The Distillery: ANZ's Asian edge

Jotters laud ANZ’s Asian pursuit despite resistance from critics, and one sees good news continuing for the big four.

A record share price and a record profit had ANZ Bank firmly in the spotlight yesterday. The member of the big four has been roundly criticised for chasing growth in Asia in recent times, but yesterday’s startling result provided at least partial vindication for the move, according to the commentariat. But what does it mean for its largest local rivals?

Elsewhere, the ferocious fight for Warrnambool Cheese and Butter is turned on its head by the intervention of Kirin Holdings, according to one jotter, while a speech from Reserve Bank governor Glenn Stevens has scribes in a frenzy.

On a normal day it would have been the lead story for most business dailies, but yesterday was far from normal.

First to ANZ Bank. The Australian’s John Durie argues the group’s chief executive Mike Smith is onto a good thing in Asia and the patience it is showing will be rewarded, even if analysts can’t see the forest through the trees.

“ANZ has yet to reach critical mass in most of the Asian markets and, pleasingly, Smith is not overpaying for more assets, happy to let organic growth get him there. …The frustrating thing for the ANZ team is that Asia is the right strategy, but it's hard work and takes a long time to really prosper.”

The push against Asian expansion by local analysts has caused tension to bubble, according to The Australian Financial Review’s Matthew Stevens, and he says Smith is in no mood to pander to their whims.

“No question, ANZ’s chief executive understands the impatience in some corners of the market and the need to be held to account for investments that generate rates of return that, so far at least, simply do not cut it with his legacy businesses. But he doesn’t have time for the idea that ANZ’s energies should be redirected...”

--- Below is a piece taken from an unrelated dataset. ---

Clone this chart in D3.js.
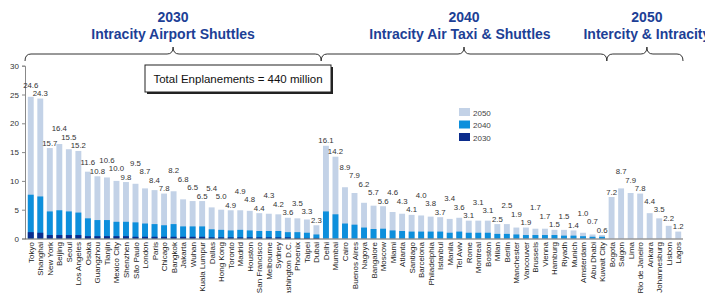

Stevens’ colleague, Chanticleer columnist Tony Boyd, also picks up on the friction between Smith and analysts. Still, the ANZ Bank boss may have the last laugh.

“Whatever way you look at it, ANZ’s pursuit of a unique Asian strategy has the potential to deliver strong total shareholder returns if management can deliver what it has promised. It would appear that Smith has done everything in his power to provide the ammunition for a re-rating of the stock.”

Business Spectator’s Stephen Bartholomeusz agrees that the Asian expansion offers plenty of opportunity for ANZ Bank, spotlighting an issue with the argument against the strategy. Still, the latest results will do little to “muzzle the sceptics”.

“The crux of the criticism of Smith’s expansion into Asia has been that the capital would have been better deployed, and would have produced better returns, in its home market. That, of course, pre-supposes that there was an opportunity to deploy that capital in a domestic market where credit growth is modest and acquisition opportunities that would be allowed by the regulators scarce.”

The Herald Sun’s Terry McCrann takes a different tact, looking instead at the local market. If the Commonwealth Bank and ANZ Bank have recently lifted their local market shares, what does that mean for the other players at home?

“How can all four big banks win market share? The Commonwealth Bank, which reported for the June year, had a similarly good growth result to the ANZ. One would presume that at least one of them, surely, has to lose share. So will one of Westpac and National Australia Bank be found to have put on the party, so to speak, for its three big bank fellows? Or will all four have grown at the expense of the regionals?”

The smart money is on the regionals losing out. Fairfax’s Malcolm Maiden concurs, advising investors that a bet against our big banks is fraught with danger.

“ANZ Bank and its big local banking competitors are still in a virtuous circle: earnings and dividend increases are driving share price gains that further boost shareholder returns, and there is no obvious reason why it can't continue.”

Moving to other company news, Warrnambool Cheese and Butter Factory has found another player to deal with in the form of Kirin Holdings, which has acquired a 10 per cent strategic stake.

The Herald Sun’s McCrann contends that the latest player will put pay to the chances of Canada’s Saputo, which had been a heavy favourite until yesterday, while The Australian’s Durie mulls whether Kirin – or New Zealand dairy giant Fonterra – will go as far as to make a takeover bid itself. Or are they just playing the strategic game?

Elsewhere, a speech from the Reserve Bank of Australia’s Glenn Stevens leads the AFR’s economics editor Alan Mitchell to conclude a dollar decline is inevitable.

However, it was Stevens’ careful wade into the debate surrounding treasurer Joe Hockey’s special payout to the Reserve Bank that drew most attention. The Australian’s Adam Creighton suggests it vindicates the treasurer’s decision, while Fairfax’s Michael Pascoe takes the alternative position and Business Spectator’s Bartholomeusz views the comments as fuel for both sides of the debate.

In other words, Stevens has done a pretty good job at staying on the fence while appearing to have jumped off it.

Finally, the AFR’s Karen Maley discusses the potential for change in China, while Fairfax’s Adele Ferguson examines Asahi’s lack of success with its 2011 Independent Liquor purchase.